If Americans want to do some soul searching, they should take a good long look at their constitution.
And from Vancouver:
http://thetyee.ca/Views/2004/01/07/Living_Next_Door_to_a_Gun_Culture/The Canadian Firearms Centre in 1998 estimated that the US has 30 times more firearms than Canada does--222 million compared to 7.4 million. Americans own 76 million handguns, compared to about 1.2 million in Canada. Two-thirds of US homicides involve firearms; only a third of Canadian homicides do. And US handgun homicide rates are 15 times higher than Canada's.
... Given the huge numbers of guns in the US, only about one in 7,000 is ever involved in a fatal shooting. (Ironically, we're more "efficient"-- one Canadian gun in 5,300 is so involved.) But the sheer availability of guns in the US makes them attractive for use in robberies and suicides as well as homicides.
This is not to argue for Canadian-style gun control in the US. It would be politically and administratively impossible to register and control the use of a quarter-billion firearms, especially in a country that makes a fetish of them. So for the foreseeable future, Americans are stuck with their gun culture.
But it ought to give us, as the Americans' closest neighbours, something to ponder: Why does the US wince at every GI's death in Iraq, while ignoring every child's gunshot death at home? Why do Americans tolerate 31,000 such deaths a year? Perhaps the poet with the answer is not Virgil, but Dylan Thomas, who told us: "After the first death, there is no other."
Crawford Kilian teaches at Capilano College in North Vancouver, and spends too much time online debating with American gun lovers.
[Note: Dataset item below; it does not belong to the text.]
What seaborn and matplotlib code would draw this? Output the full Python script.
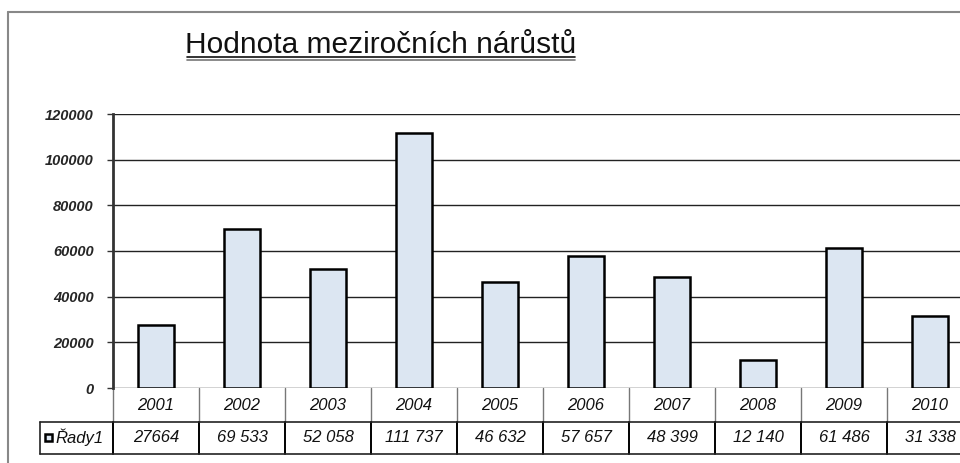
import matplotlib
matplotlib.use("Agg")
import matplotlib.pyplot as plt
import matplotlib.transforms as mtransforms
import seaborn as sns
import pandas as pd

years = ["2001", "2002", "2003", "2004", "2005", "2006", "2007", "2008", "2009", "2010"]
values = [27664, 69533, 52058, 111737, 46632, 57657, 48399, 12140, 61486, 31338]
value_labels = ["27664", "69 533", "52 058", "111 737", "46 632", "57 657",
                "48 399", "12 140", "61 486", "31 338"]
series_name = "Řady1"
title = "Hodnota meziročních nárůstů"
yticks = [0, 20000, 40000, 60000, 80000, 100000, 120000]

sns.set_theme(style="white")
plt.rcParams["font.family"] = ["Liberation Sans", "DejaVu Sans"]

W, H = 960, 463
fig = plt.figure(figsize=(W / 100, H / 100), dpi=100)
fig.patch.set_facecolor("white")

def fx(px):
    return px / W

def fy(py):
    return 1 - py / H

ax = fig.add_axes([fx(113), fy(388), fx(860), (388 - 114) / H])
df = pd.DataFrame({"year": years, "value": values})
sns.barplot(data=df, x="year", y="value", ax=ax, color="#dce6f2",
            edgecolor="black", linewidth=1.8, width=0.42, saturation=1)
ax.set_xlim(-0.5, len(years) - 0.5)
ax.set_ylim(0, 120000)
ax.set_yticks(yticks)
ax.set_yticklabels([str(v) for v in yticks], fontsize=10.5, fontweight="bold",
                   fontstyle="italic")
ax.tick_params(axis="y", left=True, length=4, width=1, color="#333333", pad=10)
ax.set_xticks([])
ax.set_xlabel("")
ax.set_ylabel("")
for s in ["top", "right", "bottom"]:
    ax.spines[s].set_visible(False)
ax.spines["left"].set_color("#333333")
ax.spines["left"].set_linewidth(2)
for v in yticks:
    ax.axhline(v, color="#222222", lw=1.0, zorder=0)

# table below the plot
bt = mtransforms.blended_transform_factory(ax.transData, fig.transFigure)
ft = fig.transFigure
n = len(years)
for k in range(n + 1):
    xb = -0.5 + k
    ax.plot([xb, xb], [fy(388), fy(422)], transform=bt, color="#777777",
            lw=1.0, clip_on=False)
    ax.plot([xb, xb], [fy(422), fy(454)], transform=bt, color="black",
            lw=1.4, clip_on=False)
ax.plot([fx(40), fx(1000)], [fy(422), fy(422)], transform=ft, color="#222222",
        lw=1.2, clip_on=False)
ax.plot([fx(40), fx(1000)], [fy(454), fy(454)], transform=ft, color="#222222",
        lw=1.2, clip_on=False)
ax.plot([fx(40), fx(40)], [fy(422), fy(454)], transform=ft, color="#222222",
        lw=1.2, clip_on=False)
for i, (yr, lab) in enumerate(zip(years, value_labels)):
    ax.text(i, fy(406), yr, transform=bt, ha="center", va="center",
            fontsize=12, fontstyle="italic", color="#111111")
    ax.text(i, fy(438), lab, transform=bt, ha="center", va="center",
            fontsize=12, fontstyle="italic", color="#111111")
# legend key
fig.patches.append(plt.Rectangle((fx(45), fy(441)), fx(7), 7 / H,
                                 transform=ft, facecolor="#dce6f2",
                                 edgecolor="black", lw=1.8))
fig.text(fx(55), fy(437), series_name, ha="left", va="center", fontsize=12,
         fontstyle="italic", color="#111111")

# outer chart border
fig.add_artist(plt.Line2D([fx(8), fx(8)], [fy(12), 0], transform=ft,
                          color="#888888", lw=1.5))
fig.add_artist(plt.Line2D([fx(8), 1], [fy(12), fy(12)], transform=ft,
                          color="#888888", lw=1.5))

# title with double underline
fig.text(fx(381), fy(53), title, ha="center", va="baseline", fontsize=21.5,
         color="#111111")
fig.add_artist(plt.Line2D([fx(187), fx(575)], [fy(57), fy(57)], transform=ft,
                          color="#111111", lw=1.2))
fig.add_artist(plt.Line2D([fx(187), fx(575)], [fy(59.5), fy(59.5)], transform=ft,
                          color="#777777", lw=1.2))

fig.savefig("out.png", dpi=100, facecolor="white")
No, I am not Crawford Kilian. ;)
And from the former PM who armed himself with a soapstone loon:
http://www.ctv.ca/CTVNews/Politics/20070429/chretien_guns_070429/OTTAWA — Former prime minister Jean Chretien says he was shocked to discover how easy it was for the student-killer at Virginia Tech to obtain guns under U.S. law.
In an interview, Chretien expressed astonishment at the permissive gun culture in the United States, while defending the measures his government introduced in Canada.
... "It's a lot harder to get weapons here in Canada than in the U.S.," Chretien said.
"I was pretty stunned to see how easily he managed to get himself armed to the teeth without any trouble. He would have had to answer a lot more questions here."
And my goodness, from a blog in the community paper in a town somewhere in deepest Alberta:
http://www.tabertimes.com/blogs/2009-11-27-15-52-59/730-american-gun-culture-foreign-to-canadian.html
... For all those Dirty Harry wannabees out there, they no longer have to have that social awkwardness of their bulky sidearms bulging inside their cashmere sweaters as one clothing line states that I googled for their clothing line catch phrase of, “It’s not concealed if they know you’re carrying it.”
I can just imagine the snickers and pointing I would endure tasting the flon at my aunt Gloria’s dinner party as my Gloc 17 Pants Pisser had a visible imprint bulging against my dinner jacket.
Compounding the discomfort I was feeling that your average citizen has need for such clothing was the warning sign I read as I gassed up in Shelby, Montana.
There I was opening the door to the convenience store when the sign warned me of not bringing my rifles and ammunition into the store while making a purchase.
Is the gun culture so commonplace in Montana that people need to be warned about bringing in a loaded gun after a long hunting trip while purchasing their gas, coffee and Twinkies? There is the obvious risk the clerk may think you are trying to rob the place, but I guess for the more mild-mannered gun owner out there, maybe they’re afraid you may get a little too excited when you find out the danish is half off.
No shortage of snickering and head-shaking, and some genuine aghastness too.
If you really don't get this, well, perhaps I have helped.